The question, now, is what can be done to help Ukraine. Despite its critics from the far-left and far-right, the US administration is doing a surprisingly effective job at coalescing international condemnation towards Russia. In a boon for the liberal rules-based international order (which was looking very fragile post-2016), Western countries and allies have joined in universal denunciation of the attacks and have instituted significant sanctions programs.

The US has been, of course, adeptly spearheading the effort, sharing intelligence, co-ordinating responses with European nations and using the common Cold War playbook of allowing the EU to move first before throwing its full support behind them.

However, much of the praise goes to Germany, who in a matter of days had moved from being under Russia’s economic thumb to becoming one of its gravest foes. New German Chancellor Olaf Scholz, in response to Russian aggression, cancelled development of the Nord Stream 2 oil pipeline. 40% of Germany’s energy consumption is derived from Russia, and years of American pressure could not convince Germany to budge on this under Angela Merkel.

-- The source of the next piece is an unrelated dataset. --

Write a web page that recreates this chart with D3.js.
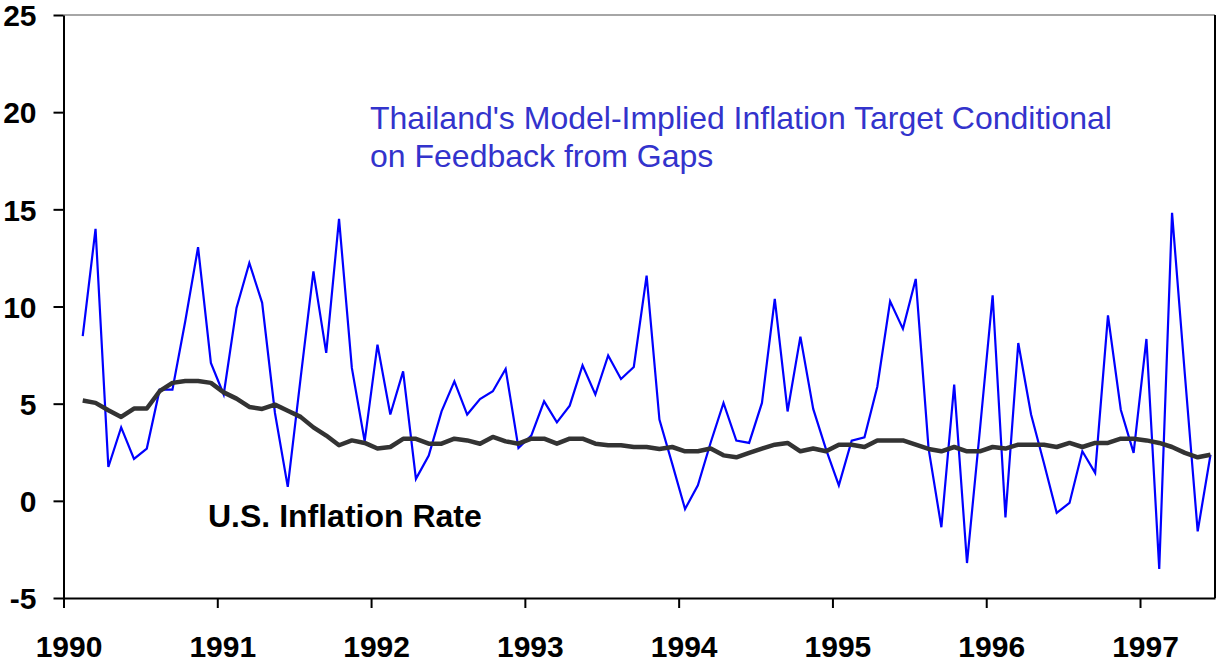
<!DOCTYPE html>
<html>
<head>
<meta charset="utf-8">
<script src="https://cdn.jsdelivr.net/npm/d3@7"></script>
<style>
  body { margin: 0; background: #fff; }
  svg { display: block; font-family: "Liberation Sans", Arial, sans-serif; }
</style>
</head>
<body>
<div id="chart"></div>
<script>
// monthly observations, Feb 1990 .. Jun 1997
const startYear = 1990
const startMonth = 2

const thailandTarget = [
  8.47, 14.0, 1.74, 3.78, 2.16, 2.69, 5.72, 5.72, 9.24, 13.05, 7.1,
  5.47, 9.93, 12.24, 10.19, 4.52, 0.72, 6.3, 11.81, 7.61, 14.51, 6.84,
  3.06, 8.04, 4.44, 6.66, 1.13, 2.33, 4.6, 6.15, 4.44, 5.24, 5.64, 6.79,
  2.72, 3.36, 5.12, 4.04, 4.9, 6.97, 5.47, 7.48, 6.27, 6.89,
  11.59, 4.18, 1.9, -0.42, 0.8, 3.0, 5.04, 3.1, 2.98, 5.04, 10.39, 4.6, 8.45, 4.73,
  2.65, 0.8, 3.1, 3.27, 5.87, 10.27,
  8.85, 11.42, 2.7, -1.36, 5.98, -3.2, 3.6, 10.58, -0.85, 8.12, 4.44, 1.95,
  -0.62, -0.11, 2.55, 1.44, 9.54, 4.69, 2.47, 8.33, -3.5, 14.82, 6.5, -1.57, 2.37
]

const usInflation = [
  5.16, 5.04, 4.66, 4.32, 4.75, 4.75, 5.64, 6.07, 6.17, 6.17, 6.07,
  5.58, 5.26, 4.83, 4.73, 4.95, 4.64, 4.32, 3.78, 3.36, 2.86, 3.11,
  2.98, 2.69, 2.77, 3.19, 3.19, 2.94, 2.94, 3.2, 3.11, 2.94, 3.29, 3.06,
  2.94, 3.2, 3.2, 2.94, 3.2, 3.2, 2.94, 2.86, 2.86, 2.77,
  2.77, 2.67, 2.77, 2.55, 2.55, 2.69, 2.34, 2.24, 2.47, 2.69, 2.89, 2.98, 2.55, 2.69,
  2.55, 2.89, 2.89, 2.77, 3.11, 3.11,
  3.11, 2.89, 2.67, 2.55, 2.77, 2.55, 2.55, 2.77, 2.69, 2.89, 2.89, 2.89,
  2.77, 2.98, 2.77, 2.98, 2.98, 3.2, 3.2, 3.11, 2.98, 2.77, 2.47, 2.24, 2.37
]

const yearTicks = [1990, 1991, 1992, 1993, 1994, 1995, 1996, 1997]
const valueTicks = [-5, 0, 5, 10, 15, 20, 25]

const titleLines = ["Thailand's Model-Implied Inflation Target Conditional", "on Feedback from Gaps"]
const usLabel = "U.S. Inflation Rate"

const width = 1217
const height = 664
const plotLeft = 63.5, plotRight = 1215, plotTop = 15, plotBottom = 598

const svg = d3.select("#chart")
  .append("svg")
  .attr("width", width)
  .attr("height", height)

// date of observation i, placed mid-month
const dateOf = i => startYear + (startMonth - 1 + i + 0.5) / 12

const x = d3.scaleLinear().domain([1990, 1997.4876]).range([plotLeft, plotRight])
const y = d3.scaleLinear().domain([-5, 25]).range([plotBottom, plotTop])

// frame
svg.append("line")
  .attr("x1", plotLeft).attr("x2", plotRight).attr("y1", plotTop).attr("y2", plotTop)
  .attr("stroke", "#888").attr("stroke-width", 1.5)
svg.append("line")
  .attr("x1", plotRight).attr("x2", plotRight).attr("y1", plotTop).attr("y2", plotBottom)
  .attr("stroke", "#000").attr("stroke-width", 2)

const yAxis = svg.append("g")
  .attr("transform", `translate(${plotLeft},0)`)
  .call(d3.axisLeft(y).tickValues(valueTicks).tickFormat(d => String(d))
    .tickSize(10).tickSizeOuter(0).tickPadding(17))
yAxis.select(".domain").attr("stroke-width", 2)
yAxis.selectAll(".tick line").attr("stroke-width", 2)
yAxis.selectAll("text")
  .attr("font-size", 30).attr("font-weight", "bold").attr("fill", "#000")
  .attr("font-family", "'Liberation Sans', Arial, sans-serif")
  .attr("dy", "0.36em")

const xAxis = svg.append("g")
  .attr("transform", `translate(0,${plotBottom})`)
  .call(d3.axisBottom(x).tickValues(yearTicks).tickFormat(d => String(d))
    .tickSize(10).tickSizeOuter(0))
xAxis.select(".domain").attr("stroke-width", 2)
xAxis.selectAll(".tick line").attr("stroke-width", 2)
xAxis.selectAll("text")
  .attr("font-size", 30).attr("font-weight", "bold").attr("fill", "#000")
  .attr("font-family", "'Liberation Sans', Arial, sans-serif")
  .attr("x", 5).attr("y", 59).attr("dy", 0)

const line = d3.line()
  .x((d, i) => x(dateOf(i)))
  .y(d => y(d))

svg.append("path")
  .datum(thailandTarget)
  .attr("d", line)
  .attr("fill", "none")
  .attr("stroke", "#0000ff")
  .attr("stroke-width", 2.2)
  .attr("stroke-linejoin", "miter")

svg.append("path")
  .datum(usInflation)
  .attr("d", line)
  .attr("fill", "none")
  .attr("stroke", "#333")
  .attr("stroke-width", 4.5)
  .attr("stroke-linejoin", "round")

svg.append("text")
  .attr("x", 370)
  .attr("y", 129)
  .attr("fill", "#3333cc")
  .attr("font-size", 32)
  .selectAll("tspan")
  .data(titleLines)
  .enter().append("tspan")
  .attr("x", 370)
  .attr("dy", (d, i) => i === 0 ? 0 : 38)
  .text(d => d)

svg.append("text")
  .attr("x", 208)
  .attr("y", 527)
  .attr("font-size", 32)
  .attr("font-weight", "bold")
  .attr("fill", "#000")
  .text(usLabel)
</script>
</body>
</html>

Germany has also committed to a dramatic increase in military spending, now to 2% of GDP which would put it in line with NATO targets. Sweden, famed for its neutrality during the Cold War, is providing arms to Ukraine, whilst Norway is selling off all its Russian oil assets. 60% of Fins now support joining NATO to protect against the threat on their Eastern border.

Other unprecedented sanctions have been introduced, with SWIFT, an interbank messaging network, choosing to bar some major Russian banks from making cross-border payments. But the most devastating sanction is a freeze on the foreign transactions of the Russian central bank. As the rouble has collapsed, the Central Bank needs to buy some back to stabilise the currency. However, to do so it requires foreign exchange reserves, which it is now barred from using in any meaningful form.

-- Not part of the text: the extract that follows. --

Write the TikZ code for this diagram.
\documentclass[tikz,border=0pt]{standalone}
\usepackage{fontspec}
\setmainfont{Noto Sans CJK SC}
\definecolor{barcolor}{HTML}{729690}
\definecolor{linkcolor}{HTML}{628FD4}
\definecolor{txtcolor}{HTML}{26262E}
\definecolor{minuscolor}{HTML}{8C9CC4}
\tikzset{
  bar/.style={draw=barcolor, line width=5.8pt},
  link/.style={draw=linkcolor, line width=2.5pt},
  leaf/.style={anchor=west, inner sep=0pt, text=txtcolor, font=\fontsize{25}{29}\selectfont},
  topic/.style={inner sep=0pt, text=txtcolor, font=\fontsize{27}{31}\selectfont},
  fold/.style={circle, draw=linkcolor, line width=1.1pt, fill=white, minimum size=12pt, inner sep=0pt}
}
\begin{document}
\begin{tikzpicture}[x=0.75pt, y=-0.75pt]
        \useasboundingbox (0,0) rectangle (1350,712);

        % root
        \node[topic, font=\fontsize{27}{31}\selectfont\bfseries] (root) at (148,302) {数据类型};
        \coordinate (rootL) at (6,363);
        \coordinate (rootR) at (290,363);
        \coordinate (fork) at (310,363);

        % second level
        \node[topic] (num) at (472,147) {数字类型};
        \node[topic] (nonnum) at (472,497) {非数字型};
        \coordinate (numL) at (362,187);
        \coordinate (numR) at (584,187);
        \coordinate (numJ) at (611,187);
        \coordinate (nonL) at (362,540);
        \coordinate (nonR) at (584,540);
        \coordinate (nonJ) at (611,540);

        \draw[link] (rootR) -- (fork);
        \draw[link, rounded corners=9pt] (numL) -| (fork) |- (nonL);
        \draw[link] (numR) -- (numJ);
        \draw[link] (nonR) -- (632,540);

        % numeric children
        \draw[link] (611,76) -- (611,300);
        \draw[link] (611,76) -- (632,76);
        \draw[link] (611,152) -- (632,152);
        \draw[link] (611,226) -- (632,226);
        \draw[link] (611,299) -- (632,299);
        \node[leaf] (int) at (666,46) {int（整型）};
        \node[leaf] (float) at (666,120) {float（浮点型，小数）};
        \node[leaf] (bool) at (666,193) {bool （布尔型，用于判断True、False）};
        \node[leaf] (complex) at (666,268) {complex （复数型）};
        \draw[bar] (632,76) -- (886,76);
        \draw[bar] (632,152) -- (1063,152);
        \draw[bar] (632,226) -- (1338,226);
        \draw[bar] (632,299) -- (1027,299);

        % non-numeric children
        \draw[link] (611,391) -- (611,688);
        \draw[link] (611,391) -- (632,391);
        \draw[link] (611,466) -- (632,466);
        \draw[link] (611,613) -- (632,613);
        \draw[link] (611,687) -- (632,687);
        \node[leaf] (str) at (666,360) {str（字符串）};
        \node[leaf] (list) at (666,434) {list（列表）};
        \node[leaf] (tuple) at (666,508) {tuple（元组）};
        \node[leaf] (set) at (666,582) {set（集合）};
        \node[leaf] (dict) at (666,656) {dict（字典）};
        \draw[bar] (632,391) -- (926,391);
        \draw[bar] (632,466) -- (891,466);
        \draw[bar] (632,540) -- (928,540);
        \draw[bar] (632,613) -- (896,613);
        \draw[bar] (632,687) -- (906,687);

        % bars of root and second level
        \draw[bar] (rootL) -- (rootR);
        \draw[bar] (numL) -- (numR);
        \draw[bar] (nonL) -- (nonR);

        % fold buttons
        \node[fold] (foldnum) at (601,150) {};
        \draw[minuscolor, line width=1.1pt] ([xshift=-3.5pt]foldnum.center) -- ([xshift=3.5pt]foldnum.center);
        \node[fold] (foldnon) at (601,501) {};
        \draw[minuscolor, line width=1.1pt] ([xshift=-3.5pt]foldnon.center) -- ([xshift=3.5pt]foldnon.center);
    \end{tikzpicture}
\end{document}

Since writing this article, the central bank has decided to hike its interest rate to 20% from 9.5%. Whilst this will likely stabilise the currency, Russian consumers and businesses will take a large hit to their balance sheets, causing further unrest on top of what’s already there.

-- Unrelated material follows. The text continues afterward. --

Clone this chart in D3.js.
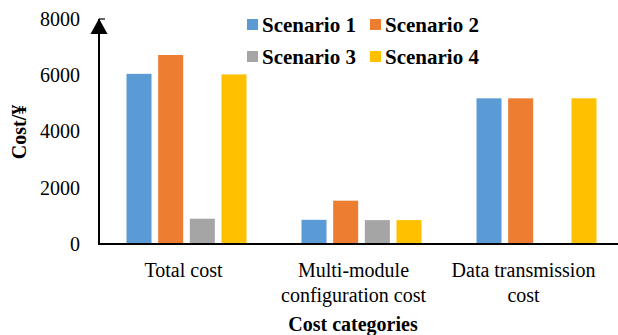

Due to the persistence of the Ukrainian army, a prolonged war will likely have grave outcomes for Russia. If Ukraine holds steady, and the West can withstand the effect of its sanctions (such as the record petrol prices that we are currently seeing), there is a significant possibility the Russian economy will completely collapse, with the ultimate effect of regime change not entirely unplausible.

Indeed, the Russian economy has fallen into complete shambles. Russian shares have dropped 34% since the invasion, the rouble has fallen 24% and there are queues outside Russian banks as depositors scramble to withdraw their money. The US has itself announced an embargo of Russian oil imports, however Russian oil only accounts for 8% of US energy consumption.

European nations (barring the UK) have not been as quick to pull the trigger on an oil embargo, and the reasons are clear. Half of Russian exported oil is shipped to the EU, and an embargo would destroy local supply chains. However, the war is certainly not going well for Russia. Ukrainian resistance has been fierce and international opposition has been united. Putin has been sacking military generals after not achieving the quick victory he had been hoping for, and the potential of a future European oil embargo on Russia means there is still damage that can be done.

On the Ukrainian side, the economy has gone into full war production mode. Zelensky has lowered taxes to 2% on the condition that businesses remain at usual production levels to support the war effort. Banks are providing the military with armoured vehicles; regular citizens have taken up arms and food and fuel is being prioritised for soldiers.

The fighting spirit of Ukraine and its President is formidable, and as long as Western support remains, Ukraine stands a fighting chance of holding out and preserving its sovereignty. For the fate of those yearning for freedom of democracy across the globe, it is certainly our duty not to fold.

Indeed, commentators have been quick to equivocate an invasion of Ukraine to an invasion of Taiwan; Despite how unfortunate the situation is; however, an invasion of Taiwan would be much ghastlier, and more likely to lead to global war for several reasons.

Firstly, the Taiwanese economy is vastly more powerful than that of Ukraine. There are no Western interests in Ukraine, and general support is mostly due to the ideological backing of democracy and self-determination. In contrast, Taiwan is the 22nd largest economy in the world and controls the supply of semiconductors that are integral to modern technology. TSMC is the largest semiconductor company in the world, and to this date no other nation has had major success in the industry.

Secondly, 46% of Americans support defending Taiwan if China directly invades, whilst only 33% believed the same for Ukraine. China is certainly a more hated foe than Russia across the West, and support of Taiwan has persisted since 1949 when the Chinese nationalist government lost the civil war and fled there, and the country has since developed into a prosperous economy and a vibrant democracy.

Much must also be said about the unity of certain politically divided countries in addressing the situation. On a personal note, I was concerned about the tendencies of the conservative movement in the US to support, or at least dismiss, authoritarian behaviours of foreign countries. However, Republicans have actually been slightly more supportive of Ukraine than Democrats as per polling studies.  

Indeed, the irony may be that it takes an authoritarian regime invading a young and peaceful nation to heal some of the divisions in the West, much like how communism, liberalism and imperialism all united to defeat the fascist threat in WW2.